Friday, September 11, 2009

Reality

Once again it seems that the season is shifting. I'm not sure that I can put my finger on anything that has actually changed, but I feel it. It's like there is a certainty that I can't explain. I thought that I would feel this when we got a job, began to move forward, or just, well, anything different began. But none of that has happened. But the certainty that I feel is deep within my spirit. As if it doesn't really matter if life begins to look easier or not, it's just there.

I have had a necklace that was symbolic about this past season. It was made by a prophetic jeweler. It was about transition, change, new wineskins, and birthing destinies. I have been wearing it for the past 9 months. And yesterday, in a prayer meeting, the Lord told me to take it off. He said that the new season has come. That the shift has happened. That it has been birthed. I believe this has happened spiritually. Even if it hasn't manifest in the natural....yet.

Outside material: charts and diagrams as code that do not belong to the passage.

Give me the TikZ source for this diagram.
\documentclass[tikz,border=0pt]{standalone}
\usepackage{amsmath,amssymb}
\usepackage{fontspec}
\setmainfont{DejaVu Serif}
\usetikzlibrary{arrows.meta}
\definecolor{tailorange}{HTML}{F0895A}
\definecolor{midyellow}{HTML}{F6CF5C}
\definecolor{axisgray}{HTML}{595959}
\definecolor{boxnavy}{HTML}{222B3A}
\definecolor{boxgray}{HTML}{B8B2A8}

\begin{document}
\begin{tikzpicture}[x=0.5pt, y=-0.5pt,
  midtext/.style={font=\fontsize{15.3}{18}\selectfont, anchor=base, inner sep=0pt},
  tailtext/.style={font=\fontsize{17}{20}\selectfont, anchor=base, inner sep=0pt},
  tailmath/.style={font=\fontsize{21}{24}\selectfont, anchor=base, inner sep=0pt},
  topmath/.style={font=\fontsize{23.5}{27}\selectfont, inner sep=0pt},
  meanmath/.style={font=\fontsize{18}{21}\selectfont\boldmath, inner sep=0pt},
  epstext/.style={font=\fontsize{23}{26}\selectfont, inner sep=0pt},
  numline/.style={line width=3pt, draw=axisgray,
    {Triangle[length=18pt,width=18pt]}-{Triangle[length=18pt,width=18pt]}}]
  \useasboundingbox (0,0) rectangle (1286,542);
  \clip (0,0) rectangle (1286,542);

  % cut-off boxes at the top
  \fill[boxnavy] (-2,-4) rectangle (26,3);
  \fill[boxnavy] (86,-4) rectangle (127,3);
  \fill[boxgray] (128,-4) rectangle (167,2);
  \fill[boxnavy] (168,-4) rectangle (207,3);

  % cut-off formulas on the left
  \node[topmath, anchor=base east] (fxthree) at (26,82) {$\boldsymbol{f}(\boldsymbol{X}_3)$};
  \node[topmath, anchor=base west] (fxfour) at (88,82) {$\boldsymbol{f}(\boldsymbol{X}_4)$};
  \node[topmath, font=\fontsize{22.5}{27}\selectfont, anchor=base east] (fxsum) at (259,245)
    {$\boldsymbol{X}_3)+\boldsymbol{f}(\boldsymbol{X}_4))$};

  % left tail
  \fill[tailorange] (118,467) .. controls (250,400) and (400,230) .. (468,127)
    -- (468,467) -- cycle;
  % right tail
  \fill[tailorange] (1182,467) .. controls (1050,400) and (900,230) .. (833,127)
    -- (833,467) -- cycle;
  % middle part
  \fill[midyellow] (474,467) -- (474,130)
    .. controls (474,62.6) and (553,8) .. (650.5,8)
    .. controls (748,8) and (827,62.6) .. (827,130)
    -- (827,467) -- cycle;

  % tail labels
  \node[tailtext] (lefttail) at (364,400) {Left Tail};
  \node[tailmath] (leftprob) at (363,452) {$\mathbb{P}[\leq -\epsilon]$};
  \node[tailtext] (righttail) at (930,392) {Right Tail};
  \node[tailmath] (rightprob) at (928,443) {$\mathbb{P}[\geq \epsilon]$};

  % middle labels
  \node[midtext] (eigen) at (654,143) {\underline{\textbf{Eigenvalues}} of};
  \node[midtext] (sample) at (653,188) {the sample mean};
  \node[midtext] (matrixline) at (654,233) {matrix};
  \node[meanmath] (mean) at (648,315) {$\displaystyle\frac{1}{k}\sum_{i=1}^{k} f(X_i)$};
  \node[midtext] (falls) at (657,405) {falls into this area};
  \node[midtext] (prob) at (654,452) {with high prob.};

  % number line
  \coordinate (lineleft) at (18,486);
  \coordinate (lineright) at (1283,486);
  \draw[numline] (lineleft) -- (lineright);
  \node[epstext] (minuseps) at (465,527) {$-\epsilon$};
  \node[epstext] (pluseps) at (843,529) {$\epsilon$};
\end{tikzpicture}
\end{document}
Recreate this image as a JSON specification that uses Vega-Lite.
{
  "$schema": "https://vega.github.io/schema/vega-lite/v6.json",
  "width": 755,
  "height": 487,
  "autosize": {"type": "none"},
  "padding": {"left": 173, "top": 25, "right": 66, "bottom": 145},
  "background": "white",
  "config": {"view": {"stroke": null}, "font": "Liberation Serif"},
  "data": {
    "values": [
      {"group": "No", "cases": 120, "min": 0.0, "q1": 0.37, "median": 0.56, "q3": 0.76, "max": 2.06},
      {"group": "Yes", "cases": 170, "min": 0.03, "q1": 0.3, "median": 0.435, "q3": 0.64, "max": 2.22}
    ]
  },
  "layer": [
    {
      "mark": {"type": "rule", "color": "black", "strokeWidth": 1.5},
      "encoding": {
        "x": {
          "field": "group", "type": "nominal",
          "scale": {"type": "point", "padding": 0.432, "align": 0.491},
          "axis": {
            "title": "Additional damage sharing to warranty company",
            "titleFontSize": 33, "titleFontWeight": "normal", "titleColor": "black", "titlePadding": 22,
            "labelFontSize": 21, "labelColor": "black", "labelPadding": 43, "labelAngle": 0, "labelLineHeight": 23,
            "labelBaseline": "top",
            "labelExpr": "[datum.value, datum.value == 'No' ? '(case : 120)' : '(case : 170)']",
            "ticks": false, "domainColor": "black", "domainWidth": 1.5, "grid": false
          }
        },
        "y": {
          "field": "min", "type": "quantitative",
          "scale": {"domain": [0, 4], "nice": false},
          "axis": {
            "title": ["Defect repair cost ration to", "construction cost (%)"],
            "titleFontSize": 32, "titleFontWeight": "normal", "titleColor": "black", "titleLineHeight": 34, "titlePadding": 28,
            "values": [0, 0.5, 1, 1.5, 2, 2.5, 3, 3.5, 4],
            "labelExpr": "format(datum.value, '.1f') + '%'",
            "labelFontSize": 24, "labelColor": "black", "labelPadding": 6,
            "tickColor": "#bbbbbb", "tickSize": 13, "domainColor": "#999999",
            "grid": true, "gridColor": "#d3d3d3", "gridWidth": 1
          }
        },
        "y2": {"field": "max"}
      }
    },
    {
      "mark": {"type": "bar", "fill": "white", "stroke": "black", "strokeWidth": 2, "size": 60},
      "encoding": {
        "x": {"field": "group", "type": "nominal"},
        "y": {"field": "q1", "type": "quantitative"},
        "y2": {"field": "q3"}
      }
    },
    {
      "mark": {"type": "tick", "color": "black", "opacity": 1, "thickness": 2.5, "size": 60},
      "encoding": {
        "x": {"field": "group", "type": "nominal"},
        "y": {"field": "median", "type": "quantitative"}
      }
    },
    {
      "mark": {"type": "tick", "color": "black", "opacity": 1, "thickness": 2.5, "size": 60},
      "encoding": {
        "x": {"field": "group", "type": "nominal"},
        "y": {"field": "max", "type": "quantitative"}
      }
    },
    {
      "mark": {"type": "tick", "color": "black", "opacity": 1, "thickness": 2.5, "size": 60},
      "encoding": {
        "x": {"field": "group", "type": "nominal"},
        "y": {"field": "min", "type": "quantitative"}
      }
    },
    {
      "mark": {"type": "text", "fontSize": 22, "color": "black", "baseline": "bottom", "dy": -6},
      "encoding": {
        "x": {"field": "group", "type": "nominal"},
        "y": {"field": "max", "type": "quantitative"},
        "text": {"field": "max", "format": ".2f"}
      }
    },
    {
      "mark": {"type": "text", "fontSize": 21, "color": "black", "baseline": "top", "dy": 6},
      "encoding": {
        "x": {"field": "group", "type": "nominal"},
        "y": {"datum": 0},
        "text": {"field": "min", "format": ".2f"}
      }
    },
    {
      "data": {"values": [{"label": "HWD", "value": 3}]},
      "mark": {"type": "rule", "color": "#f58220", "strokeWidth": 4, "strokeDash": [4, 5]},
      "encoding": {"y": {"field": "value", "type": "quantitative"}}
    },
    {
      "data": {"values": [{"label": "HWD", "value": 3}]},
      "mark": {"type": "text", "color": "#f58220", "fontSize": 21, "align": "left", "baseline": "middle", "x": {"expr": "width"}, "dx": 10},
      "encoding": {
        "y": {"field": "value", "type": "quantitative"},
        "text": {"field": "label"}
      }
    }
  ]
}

But when I went to take the necklace off, I noticed something. It was very difficult to take off. Yes, I have gotten attached to it......it was because it stood for the promises. Hope for the promises that lay so engrained within my heart. So taking off this symbol was like taking the promise off. And in doing that, admiting that the season has changed. 

Now, that doesn't sound so bad. The season has changed, but the truth is. It is often easier to hold on to the promises than to begin to live in them. It is the reality and the challenge of the shift. The promise is comfortable. Even in the yuck and despair of not having the promise yet, hope is still there. But in living from the promise, there seems to be so much weight to it. Now it is moving forward no matter what it looks like. Now it is facing the fear while advancing in love. Now it is pursuing the dreams.  And that is much scarier than living in the promise of them.

2 comments:

JenaClen said...

I am so there with you on this.

hannah said...

Thanks for speaking to my heart again Tai! I remember going through a season that "felt" full of unfulfilled promises. God began to show me that I was trying to hold on to the promise and not the Promise Maker. I often felt like Jonah who got mad at God bc He didn't do what He said He would do. But instead God had mercy and fulfilled another promise!